**Instructions for the task**
Copy out exactly the lines from the one holding "Rebuild this diagram" through the one holding "minimum width=450pt, minimum", ends included; omit images.

**Entries provided**

>>>>>

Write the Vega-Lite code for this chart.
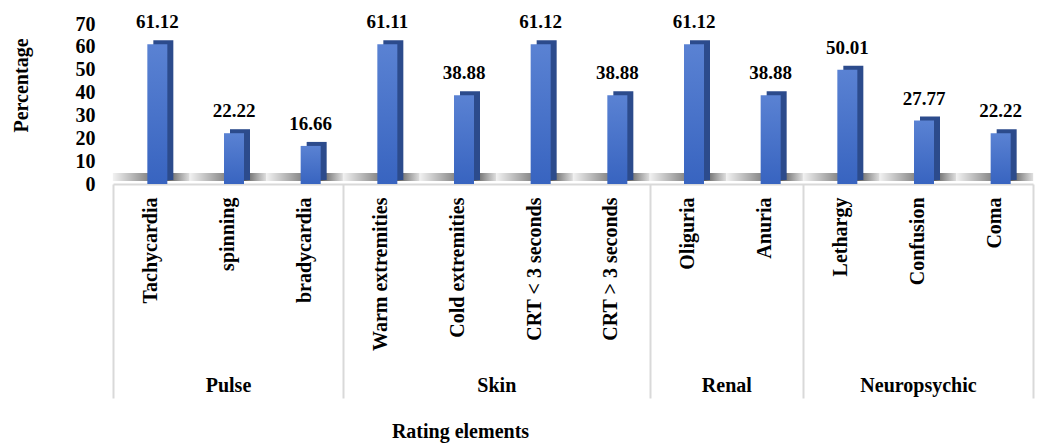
{
  "$schema": "https://vega.github.io/schema/vega-lite/v6.json",
  "autosize": "none",
  "width": 920,
  "height": 160,
  "padding": {"left": 113, "top": 24, "right": 4, "bottom": 261},
  "background": "white",
  "config": {
    "view": {"stroke": null},
    "font": "Liberation Serif"
  },
  "data": {
    "values": [
      {"group": "Pulse", "category": "Tachycardia", "value": 61.12, "order": 0},
      {"group": "Pulse", "category": "spinning", "value": 22.22, "order": 1},
      {"group": "Pulse", "category": "bradycardia", "value": 16.66, "order": 2},
      {"group": "Skin", "category": "Warm extremities", "value": 61.11, "order": 3},
      {"group": "Skin", "category": "Cold extremities", "value": 38.88, "order": 4},
      {"group": "Skin", "category": "CRT < 3 seconds", "value": 61.12, "order": 5},
      {"group": "Skin", "category": "CRT > 3 seconds", "value": 38.88, "order": 6},
      {"group": "Renal", "category": "Oliguria", "value": 61.12, "order": 7},
      {"group": "Renal", "category": "Anuria", "value": 38.88, "order": 8},
      {"group": "Neuropsychic", "category": "Lethargy", "value": 50.01, "order": 9},
      {"group": "Neuropsychic", "category": "Confusion", "value": 27.77, "order": 10},
      {"group": "Neuropsychic", "category": "Coma", "value": 22.22, "order": 11}
    ]
  },
  "layer": [
    {
      "encoding": {
        "x": {
          "field": "category",
          "type": "nominal",
          "sort": {"field": "order", "op": "min"},
          "scale": {"paddingInner": 0, "paddingOuter": 0},
          "axis": {
            "orient": "bottom",
            "title": null,
            "labelAngle": -90,
            "labelFont": "Liberation Serif",
            "labelFontSize": 20,
            "labelFontWeight": "bold",
            "labelColor": "black",
            "labelPadding": 13,
            "labelLimit": 400,
            "labelOverlap": false,
            "ticks": false,
            "domain": true,
            "domainColor": "#d9d9d9",
            "domainWidth": 2,
            "grid": false
          }
        },
        "y": {
          "field": "value",
          "type": "quantitative",
          "scale": {"domain": [0, 70], "nice": false},
          "axis": {
            "values": [0, 10, 20, 30, 40, 50, 60, 70],
            "title": "Percentage",
            "titleFont": "Liberation Serif",
            "titleFontSize": 20,
            "titleFontWeight": "bold",
            "titleColor": "black",
            "titlePadding": 44,
            "titleY": 61,
            "labelFont": "Liberation Serif",
            "labelFontSize": 20,
            "labelFontWeight": "bold",
            "labelColor": "black",
            "labelPadding": 18,
            "domain": false,
            "ticks": false,
            "grid": false
          }
        }
      },
      "layer": [
        {
          "mark": {
            "type": "tick",
            "thickness": 8,
            "size": 77,
            "yOffset": -7,
            "opacity": 1,
            "color": {
              "gradient": "linear",
              "x1": 0, "y1": 0, "x2": 1, "y2": 0,
              "stops": [
                {"offset": 0, "color": "#f2f2f2"},
                {"offset": 0.45, "color": "#8a8a8a"},
                {"offset": 0.68, "color": "#4a4a4a"},
                {"offset": 1, "color": "#e0e0e0"}
              ]
            }
          },
          "encoding": {"y": {"datum": 0}}
        },
        {
          "mark": {"type": "bar", "width": 20, "xOffset": 12, "yOffset": -4, "color": "#2c4b8c"}
        },
        {
          "mark": {
            "type": "bar",
            "width": 20,
            "xOffset": 6,
            "color": {
              "gradient": "linear",
              "x1": 0, "y1": 0, "x2": 0, "y2": 1,
              "stops": [
                {"offset": 0, "color": "#5a82d3"},
                {"offset": 1, "color": "#3864c0"}
              ]
            }
          }
        },
        {
          "mark": {
            "type": "text",
            "dx": 6,
            "dy": -16,
            "baseline": "alphabetic",
            "font": "Liberation Serif",
            "fontSize": 19,
            "fontWeight": "bold",
            "color": "black"
          },
          "encoding": {"text": {"field": "value", "type": "quantitative", "format": ".2f"}}
        }
      ]
    },
    {
      "mark": {"type": "point", "opacity": 0},
      "encoding": {
        "x": {
          "field": "order",
          "type": "quantitative",
          "scale": {"domain": [0, 12], "nice": false, "zero": false},
          "axis": {
            "orient": "bottom",
            "values": [0, 3, 7, 9, 12],
            "labels": false,
            "domain": false,
            "grid": false,
            "ticks": true,
            "tickSize": 214,
            "tickColor": "#d9d9d9",
            "tickWidth": 2,
            "title": null
          }
        }
      }
    },
    {
      "mark": {"type": "point", "opacity": 0},
      "encoding": {
        "x": {
          "field": "order",
          "type": "quantitative",
          "scale": {"domain": [0, 12], "nice": false, "zero": false},
          "axis": {
            "orient": "bottom",
            "values": [1.5, 5, 8, 10.5],
            "labelExpr": "datum.value == 1.5 ? 'Pulse' : datum.value == 5 ? 'Skin' : datum.value == 8 ? 'Renal' : 'Neuropsychic'",
            "labelFont": "Liberation Serif",
            "labelFontSize": 20,
            "labelFontWeight": "bold",
            "labelColor": "black",
            "labelPadding": 191,
            "labelOverlap": false,
            "labelFlush": false,
            "domain": false,
            "grid": false,
            "ticks": false,
            "title": "Rating elements",
            "titleFont": "Liberation Serif",
            "titleFontSize": 20,
            "titleFontWeight": "bold",
            "titleColor": "black",
            "titlePadding": 37,
            "titleX": 347
          }
        }
      }
    }
  ],
  "resolve": {"scale": {"x": "independent"}, "axis": {"x": "independent"}}
}
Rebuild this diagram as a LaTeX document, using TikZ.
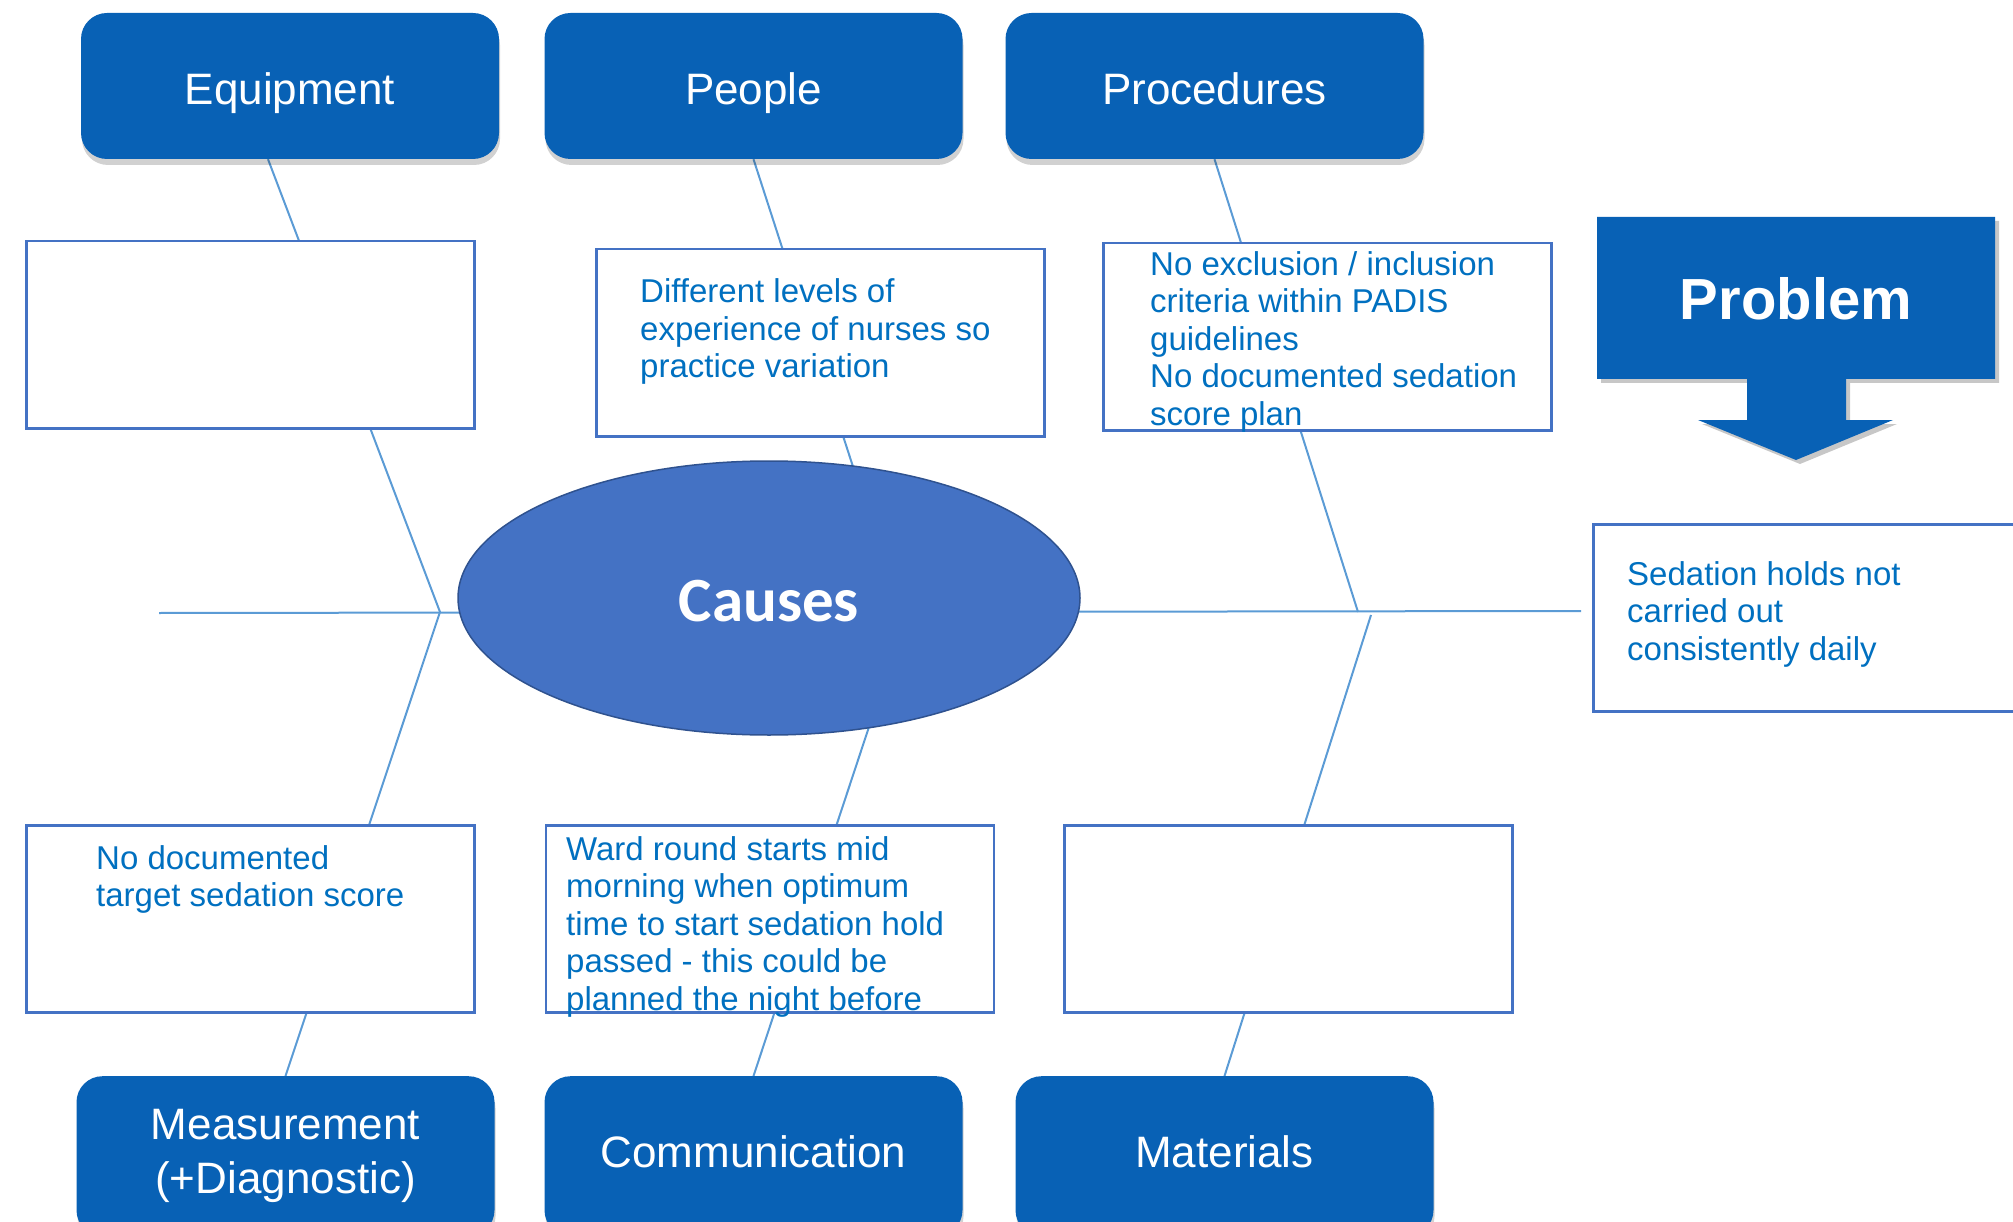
\documentclass[tikz,border=0pt]{standalone}
\usepackage{fontspec}
\setmainfont{Liberation Sans}
\newfontfamily\calibri{Carlito}
\usepackage{tikz}
\usetikzlibrary{shapes,positioning,calc,shadows,backgrounds}
\definecolor{catblue}{RGB}{8,97,181}
\definecolor{headblue}{RGB}{68,114,196}
\definecolor{headedge}{RGB}{47,82,143}
\definecolor{boxedge}{RGB}{68,114,196}
\definecolor{notetext}{RGB}{0,112,192}
\definecolor{bonecol}{RGB}{91,155,213}

\begin{document}
\begin{tikzpicture}[x=1pt, y=-1pt,
    category/.style={rectangle, rounded corners=26pt, fill=catblue, text=white, align=center,
        minimum width=418pt, minimum height=146pt, font=\fontsize{44}{54}\selectfont,
        drop shadow={shadow xshift=1pt, shadow yshift=-6pt, opacity=0.18, fill=black}},
    notebox/.style={rectangle, draw=boxedge, line width=2.5pt, fill=white, anchor=north west},
    notetxt/.style={anchor=base west, align=left, inner sep=0pt, text=notetext,
        font=\fontsize{33}{37.5}\selectfont},
    bone/.style={draw=bonecol, line width=2pt}]
    \useasboundingbox (0,0) rectangle (2013,1222);

    % Category boxes (top)
    \foreach \nm/\x/\txt in {equip/290/Equipment, people/753.5/People, proc/1214.5/Procedures} {
        \node[category, text height=37pt, text depth=0pt] (\nm) at (\x,86) {\txt};
    }
    % Category boxes (bottom)
    \node[category, anchor=north, minimum height=160pt] (meas) at (285.5,1076) {Measurement\\(+Diagnostic)};
    \foreach \nm/\x/\txt in {comm/753.5/Communication, mat/1224.5/Materials} {
        \node[category, anchor=north, minimum height=160pt, text height=23pt, text depth=0pt] (\nm) at (\x,1076) {\txt};
    }

    % Cause boxes
    \foreach \nm/\x/\y in {equipnote/25/240, peoplenote/595/248, procnote/1102/242,
                           measnote/25/824, commnote/544.5/824, matnote/1063/824} {
        \node[notebox, minimum width=448pt, minimum height=187pt] (\nm) at (\x,\y) {};
    }
    \node[notebox, minimum width=450pt, minimum height=187pt] (effectnote) at (1592,523) {};

    % Texts (placed at the baseline of the last line)
    \node[notetxt] (peopletxt) at (640,377.5) {Different levels of\\experience of nurses so\\practice variation};
    \node[notetxt] (proctxt) at (1150,425) {No exclusion / inclusion\\criteria within PADIS\\guidelines\\No documented sedation\\score plan};
    \node[notetxt] (effecttxt) at (1627,660) {Sedation holds not\\carried out\\consistently daily};
    \node[notetxt] (meastxt) at (96,906.5) {No documented\\target sedation score};
    \node[notetxt] (commtxt) at (566,1010) {Ward round starts mid\\morning when optimum\\time to start sedation hold\\passed - this could be\\planned the night before};

    % Head
    \node[ellipse, fill=headblue, draw=headedge, line width=1.5pt, minimum width=622pt, minimum height=274pt,
        text=white, text height=46pt, text depth=0pt,
        font=\calibri\bfseries\fontsize{63}{70}\selectfont] (causes) at (769,598) {Causes};

    % Problem
    \fill[catblue, drop shadow={shadow xshift=4pt, shadow yshift=-4pt, opacity=0.22, fill=black}]
        (1597,217) -- (1995,217) -- (1995,379) -- (1846,379) -- (1846,420) -- (1893,420) -- (1796,460)
        -- (1698,420) -- (1747,420) -- (1747,379) -- (1597,379) -- cycle;
    \node[text=white, font=\bfseries\fontsize{58}{64}\selectfont] (prob) at (1796,299) {Problem};

    % Spine and bones
    \coordinate (tail) at (159,613);
    \coordinate (spinehead) at (1581,611);
    \coordinate (jl) at (440,612);
    \coordinate (jm) at (900,612);
    \coordinate (jmb) at (907,612);
    \coordinate (jr) at (1358,612);
    \coordinate (jrb) at (1371,615);
    \begin{pgfonlayer}{background}
        \draw[bone] (tail) -- (spinehead);
        \draw[bone] ([xshift=-22pt]equip.south) -- (jl) -- (meas.north);
        \draw[bone] (people.south) -- (jm);
        \draw[bone] (jmb) -- (comm.north);
        \draw[bone] (proc.south) -- (jr);
        \draw[bone] (jrb) -- (mat.north);
    \end{pgfonlayer}
\end{tikzpicture}
\end{document}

<<<<<

**Complete answer**
Rebuild this diagram as a LaTeX document, using TikZ.
\documentclass[tikz,border=0pt]{standalone}
\usepackage{fontspec}
\setmainfont{Liberation Sans}
\newfontfamily\calibri{Carlito}
\usepackage{tikz}
\usetikzlibrary{shapes,positioning,calc,shadows,backgrounds}
\definecolor{catblue}{RGB}{8,97,181}
\definecolor{headblue}{RGB}{68,114,196}
\definecolor{headedge}{RGB}{47,82,143}
\definecolor{boxedge}{RGB}{68,114,196}
\definecolor{notetext}{RGB}{0,112,192}
\definecolor{bonecol}{RGB}{91,155,213}

\begin{document}
\begin{tikzpicture}[x=1pt, y=-1pt,
    category/.style={rectangle, rounded corners=26pt, fill=catblue, text=white, align=center,
        minimum width=418pt, minimum height=146pt, font=\fontsize{44}{54}\selectfont,
        drop shadow={shadow xshift=1pt, shadow yshift=-6pt, opacity=0.18, fill=black}},
    notebox/.style={rectangle, draw=boxedge, line width=2.5pt, fill=white, anchor=north west},
    notetxt/.style={anchor=base west, align=left, inner sep=0pt, text=notetext,
        font=\fontsize{33}{37.5}\selectfont},
    bone/.style={draw=bonecol, line width=2pt}]
    \useasboundingbox (0,0) rectangle (2013,1222);

    % Category boxes (top)
    \foreach \nm/\x/\txt in {equip/290/Equipment, people/753.5/People, proc/1214.5/Procedures} {
        \node[category, text height=37pt, text depth=0pt] (\nm) at (\x,86) {\txt};
    }
    % Category boxes (bottom)
    \node[category, anchor=north, minimum height=160pt] (meas) at (285.5,1076) {Measurement\\(+Diagnostic)};
    \foreach \nm/\x/\txt in {comm/753.5/Communication, mat/1224.5/Materials} {
        \node[category, anchor=north, minimum height=160pt, text height=23pt, text depth=0pt] (\nm) at (\x,1076) {\txt};
    }

    % Cause boxes
    \foreach \nm/\x/\y in {equipnote/25/240, peoplenote/595/248, procnote/1102/242,
                           measnote/25/824, commnote/544.5/824, matnote/1063/824} {
        \node[notebox, minimum width=448pt, minimum height=187pt] (\nm) at (\x,\y) {};
    }
    \node[notebox, minimum width=450pt, minimum height=187pt] (effectnote) at (1592,523) {};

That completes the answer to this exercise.